DON’T MISS On Kounoupes, two tiny isles connected by a strip of sand, collect natural sea salt by the handful, a savoury memento of your trip.

—Rachel Howard

Appeared in the September 2015 issue as “Tailored Trips For The Modern Family”.

5 Cool Places To Sleep


Kakslauttanen Arctic Resort, Finland No night-lights or tech toys required: Kids lie in bed and watch the aurora borealis (mid-August through April) overhead. Igloos sleep two or four.


Wigwam Villages; Kentucky, Arizona, and California, U.S.A. The last roadside motels remaining of seven built from 1936 to 1949 offer 28-foot-high freestanding tepee rooms and a retro American vibe.


Glenapp, Ballantrae, Scotland Families get the royal treatment at this fairy-tale castle overlooking the Irish Sea, and kids get to try their hand at the ancient sport of falconry.

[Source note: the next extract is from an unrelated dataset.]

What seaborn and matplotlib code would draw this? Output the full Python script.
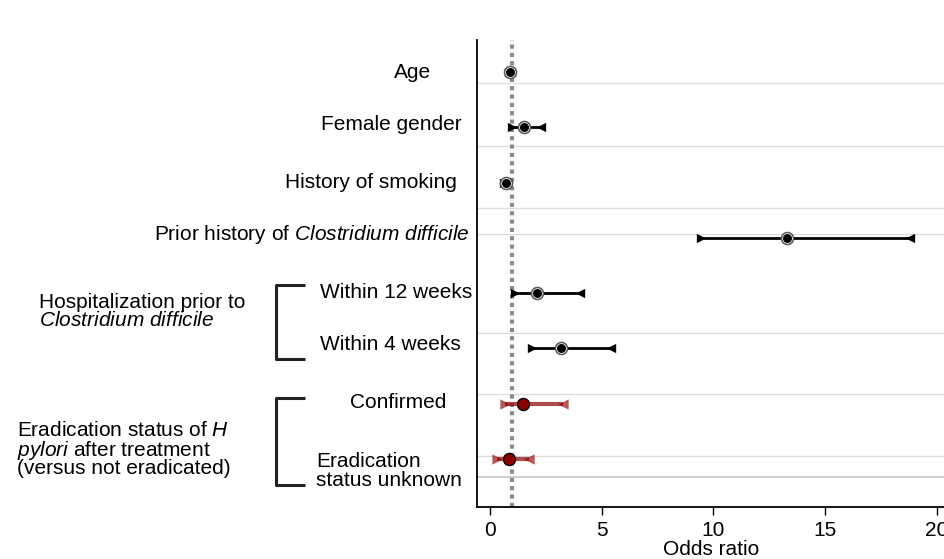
import matplotlib.pyplot as plt
import numpy as np
import pandas as pd
import seaborn as sns

# forest plot: odds ratios with 95% CI

labels = ["Age", "Female gender", "History of smoking",
          "Prior history of $\\mathit{Clostridium\\ difficile}$",
          "Within 12 weeks", "Within 4 weeks", "Confirmed",
          "Eradication\nstatus unknown"]
odds = [0.90, 1.52, 0.70, 13.3, 2.09, 3.16, 1.46, 0.85]
ci_low = [0.84, 1.00, 0.64, 9.43, 1.12, 1.90, 0.67, 0.33]
ci_high = [0.96, 2.30, 0.78, 18.8, 4.03, 5.40, 3.28, 1.76]
group = ["base", "base", "base", "base", "base", "base", "hp", "hp"]

df = pd.DataFrame({"label": labels, "odds": odds, "lo": ci_low, "hi": ci_high, "group": group})
df["row"] = np.arange(len(df))

sns.set_style("white")
plt.rcParams['font.family'] = ['Liberation Sans', 'DejaVu Sans']
plt.rcParams['mathtext.fontset'] = 'custom'
plt.rcParams['mathtext.rm'] = 'Liberation Sans'
plt.rcParams['mathtext.it'] = 'Liberation Sans:italic'
plt.rcParams['text.color'] = 'black'
plt.rcParams['xtick.color'] = 'black'
plt.rcParams['axes.labelcolor'] = 'black'

W, H = 945, 559
fig = plt.figure(figsize=(W / 100, H / 100), dpi=100)
ax = fig.add_axes([477 / W, 52 / H, (W - 477) / W, 467 / H])
ax.set_xlim(-0.58, 20.36)
ax.set_ylim(7.87, -0.58)

def px(x, y):
    return x / W, 1 - y / H

fs = 15
red = "#8b0000"

# light row separators
for g in [0.2, 1.34, 2.46, 2.93, 4.72, 5.82, 6.94]:
    ax.axhline(g, color="#dddddd", lw=1, zorder=0)
ax.axhline(7.32, color="#d0d0d0", lw=1.5, zorder=0)

# reference line at OR = 1
ax.axvline(1, color="#8a8a8a", lw=3, ls=(0, (1, 1)), zorder=1)

base = df[df["group"] == "base"]
hp = df[df["group"] == "hp"]

ax.hlines(base["row"], base["lo"], base["hi"], color="black", lw=2, zorder=2)
ax.hlines(hp["row"], hp["lo"], hp["hi"], color=red, lw=3, alpha=0.7, zorder=2)

sns.scatterplot(data=base, x="lo", y="row", marker=">", s=45, color="black", linewidth=0, ax=ax, zorder=3)
sns.scatterplot(data=base, x="hi", y="row", marker="<", s=45, color="black", linewidth=0, ax=ax, zorder=3)
sns.scatterplot(data=hp, x="lo", y="row", marker=">", s=55, color=red, alpha=0.65, linewidth=0, ax=ax, zorder=3)
sns.scatterplot(data=hp, x="hi", y="row", marker="<", s=55, color=red, alpha=0.65, linewidth=0, ax=ax, zorder=3)

# black points: black dot inside white ring with grey outline
sns.scatterplot(data=base, x="odds", y="row", s=75, color="white", edgecolor="#555555", linewidth=1.1, ax=ax, zorder=4)
sns.scatterplot(data=base, x="odds", y="row", s=42, color="black", linewidth=0, ax=ax, zorder=5)
sns.scatterplot(data=hp, x="odds", y="row", s=75, color=red, edgecolor="black", linewidth=1, ax=ax, zorder=5)

ax.set_xticks([0, 5, 10, 15, 20])
ax.set_yticks([])
ax.tick_params(axis="x", direction="out", length=6, width=1, labelsize=fs, pad=4, bottom=True)
ax.set_xlabel("Odds ratio", fontsize=fs, labelpad=0)
ax.set_ylabel("")
for s in ["top", "right"]:
    ax.spines[s].set_visible(False)
for s in ["left", "bottom"]:
    ax.spines[s].set_color("black")
    ax.spines[s].set_linewidth(1.3)

# row labels
label_x = [(431, "right"), (462, "right"), (457, "right"), (470, "right"),
           (320, "left"), (320, "left"), (350, "left"), (316, "left")]
label_y = [72, 124, 182, 234, 293, 345, 402, 471]
for t, (x, ha), y in zip(labels, label_x, label_y):
    fig.text(*px(x, y), t, ha=ha, va="center", fontsize=fs, linespacing=0.95)

# group labels
fig.text(*px(39, 302), "Hospitalization prior to", ha="left", va="center", fontsize=fs)
fig.text(*px(39, 320), "$\\mathit{Clostridium\\ difficile}$", ha="left", va="center", fontsize=fs)
fig.text(*px(17, 431), "Eradication status of $\\mathit{H}$", ha="left", va="center", fontsize=fs)
fig.text(*px(17, 450), "$\\mathit{pylori}$ after treatment", ha="left", va="center", fontsize=fs)
fig.text(*px(17, 469), "(versus not eradicated)", ha="left", va="center", fontsize=fs)

# brackets
for y0, y1 in [(285, 359), (398, 485)]:
    xs = [305, 276, 276, 305]
    ys = [y0, y0, y1, y1]
    fig.add_artist(plt.Line2D([x / W for x in xs], [1 - y / H for y in ys],
                              color="#222222", lw=2.2, solid_capstyle="butt"))

plt.savefig("out.png", dpi=100)
plt.close()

V8 Hotel-Motorworld Region, Stuttgart, Germany Your crew can pile into an apple-red Cadillac Coupe DeVille bed to watch their favourite flicks on the wall. The driving theme rolls on throughout the Motorworld complex, with its classic Lamborghinis, McLarens, and other vintage sports cars.


Gardaland Hotel, Castelnuovo del Garda, Italy Gardaland amusement park has been delighting children and adults since 1975. Between the park’s vertigo-inducing water slides and roller coaster (called Oblivion: The Black Hole, no less) and Gardaland Hotel, which has pirate, magic, and circus-themed rooms, the entire family will be reduced to giggling 8-year-olds.